Millions will get the chance to see shooting stars light up October skies this month as the Draconids and Orionids are set to stun stargazers. 

The Draconids are unique as amateur astrologists can see them in the evenings rather than at night.

And on October 14, a staggering “ring of fire” will be seen in the US as a yearly solar eclipse takes hold.

So with astronomy enthusiasts spoilt for choice, here’s the low down on how you can best see the sights in space this month.

READ MORE: Sky turns green as meteor ‘slams’ into the atmosphere and soars through the sky

Starting tomorrow, the Draconid meteor shower will be visible in the sky. It will peak on October 8 and 9, meaning Sunday night is perfect for weekend watchers hoping to spot the shower.

The best time to see them is early on Monday morning, however, as the waning crescent moon won’t give off too much light pollution.

Under a dark sky with no moon, you might catch 10 Draconid meteors per hour.

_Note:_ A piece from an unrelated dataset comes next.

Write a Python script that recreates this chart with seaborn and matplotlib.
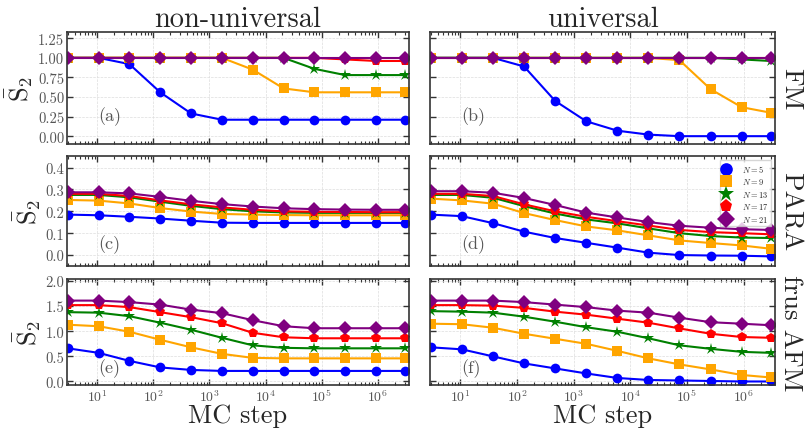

The shower will end on October 10.

The Draconids, appearing to radiate from the Draco constellation, could spit forth tens of thousands of fiery stars in a meteor storm. But a storm like that has not happened since 1946.

In the second shower this month, the Orionids should be seen raining down near the end of the month.

Early in the mornings of October 21 and 22, the meteor shower should be at its most visible.

Under a dark sky with no moon, the Orionids exhibit a maximum of about 10 to 20 meteors per hour.

The Orionid meteors that we observe come from Halley’s Comet, which orbits the sun every 76 years or so.

If you’re living from the Northwest to the Gulf Coast of the US, you can see a solar eclipse on October 14.

While not as rare as a total eclipse, you’ll still need to wear special eclipse glasses during the entirety of the event.

Nine states will be along the path of the maximum eclipse, which stretches from Oregon to Texas.

The eclipse in the US begins in Oregon just after 8am PDT and ends in southeastern Texas at 1.33pm CDT.